Data segment
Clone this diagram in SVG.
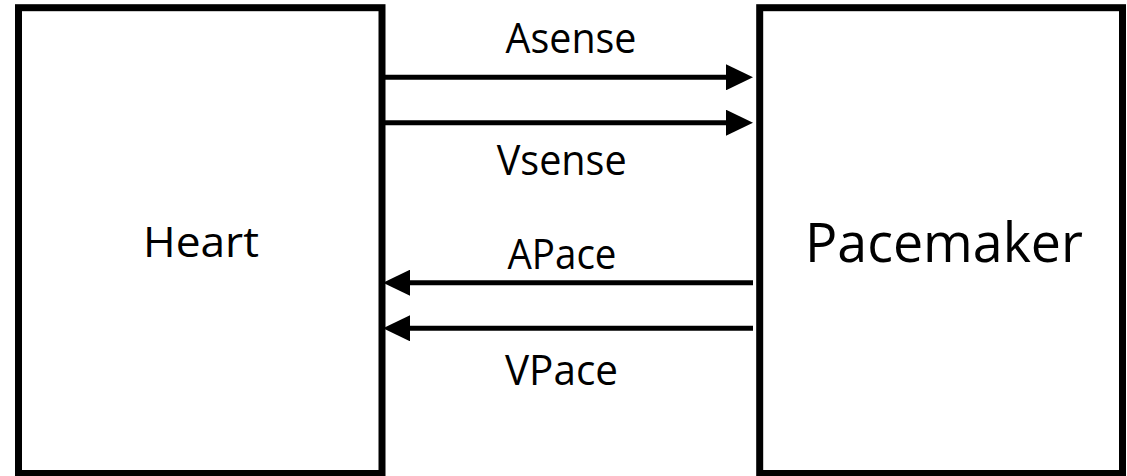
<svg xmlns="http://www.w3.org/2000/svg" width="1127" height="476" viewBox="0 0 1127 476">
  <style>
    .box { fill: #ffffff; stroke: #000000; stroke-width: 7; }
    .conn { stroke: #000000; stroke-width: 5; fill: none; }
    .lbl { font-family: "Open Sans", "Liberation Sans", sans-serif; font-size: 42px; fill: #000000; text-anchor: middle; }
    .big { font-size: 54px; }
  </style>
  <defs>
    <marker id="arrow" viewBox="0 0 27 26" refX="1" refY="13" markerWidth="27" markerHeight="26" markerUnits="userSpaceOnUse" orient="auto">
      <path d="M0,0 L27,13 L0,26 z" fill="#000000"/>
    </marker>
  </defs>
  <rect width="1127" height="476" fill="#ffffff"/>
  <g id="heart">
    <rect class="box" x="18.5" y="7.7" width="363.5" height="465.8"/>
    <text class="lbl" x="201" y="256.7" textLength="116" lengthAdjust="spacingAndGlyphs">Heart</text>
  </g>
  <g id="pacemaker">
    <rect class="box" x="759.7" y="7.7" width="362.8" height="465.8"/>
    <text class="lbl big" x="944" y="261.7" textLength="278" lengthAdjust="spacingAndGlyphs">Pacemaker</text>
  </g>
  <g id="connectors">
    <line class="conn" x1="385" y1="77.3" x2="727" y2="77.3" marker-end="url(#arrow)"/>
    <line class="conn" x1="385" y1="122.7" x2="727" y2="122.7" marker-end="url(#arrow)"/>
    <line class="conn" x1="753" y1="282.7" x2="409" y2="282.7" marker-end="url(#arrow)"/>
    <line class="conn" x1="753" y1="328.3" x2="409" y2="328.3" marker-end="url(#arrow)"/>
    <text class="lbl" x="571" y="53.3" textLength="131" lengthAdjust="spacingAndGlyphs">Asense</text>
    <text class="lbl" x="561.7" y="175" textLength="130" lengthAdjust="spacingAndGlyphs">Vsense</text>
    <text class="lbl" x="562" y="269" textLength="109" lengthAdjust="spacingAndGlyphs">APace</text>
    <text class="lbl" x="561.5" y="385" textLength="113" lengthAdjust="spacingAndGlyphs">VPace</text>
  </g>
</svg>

The problem
Quote in full the listing given above; the images are to be left out.

Finished task
Clone this diagram in SVG.
<svg xmlns="http://www.w3.org/2000/svg" width="1127" height="476" viewBox="0 0 1127 476">
  <style>
    .box { fill: #ffffff; stroke: #000000; stroke-width: 7; }
    .conn { stroke: #000000; stroke-width: 5; fill: none; }
    .lbl { font-family: "Open Sans", "Liberation Sans", sans-serif; font-size: 42px; fill: #000000; text-anchor: middle; }
    .big { font-size: 54px; }
  </style>
  <defs>
    <marker id="arrow" viewBox="0 0 27 26" refX="1" refY="13" markerWidth="27" markerHeight="26" markerUnits="userSpaceOnUse" orient="auto">
      <path d="M0,0 L27,13 L0,26 z" fill="#000000"/>
    </marker>
  </defs>
  <rect width="1127" height="476" fill="#ffffff"/>
  <g id="heart">
    <rect class="box" x="18.5" y="7.7" width="363.5" height="465.8"/>
    <text class="lbl" x="201" y="256.7" textLength="116" lengthAdjust="spacingAndGlyphs">Heart</text>
  </g>
  <g id="pacemaker">
    <rect class="box" x="759.7" y="7.7" width="362.8" height="465.8"/>
    <text class="lbl big" x="944" y="261.7" textLength="278" lengthAdjust="spacingAndGlyphs">Pacemaker</text>
  </g>
  <g id="connectors">
    <line class="conn" x1="385" y1="77.3" x2="727" y2="77.3" marker-end="url(#arrow)"/>
    <line class="conn" x1="385" y1="122.7" x2="727" y2="122.7" marker-end="url(#arrow)"/>
    <line class="conn" x1="753" y1="282.7" x2="409" y2="282.7" marker-end="url(#arrow)"/>
    <line class="conn" x1="753" y1="328.3" x2="409" y2="328.3" marker-end="url(#arrow)"/>
    <text class="lbl" x="571" y="53.3" textLength="131" lengthAdjust="spacingAndGlyphs">Asense</text>
    <text class="lbl" x="561.7" y="175" textLength="130" lengthAdjust="spacingAndGlyphs">Vsense</text>
    <text class="lbl" x="562" y="269" textLength="109" lengthAdjust="spacingAndGlyphs">APace</text>
    <text class="lbl" x="561.5" y="385" textLength="113" lengthAdjust="spacingAndGlyphs">VPace</text>
  </g>
</svg>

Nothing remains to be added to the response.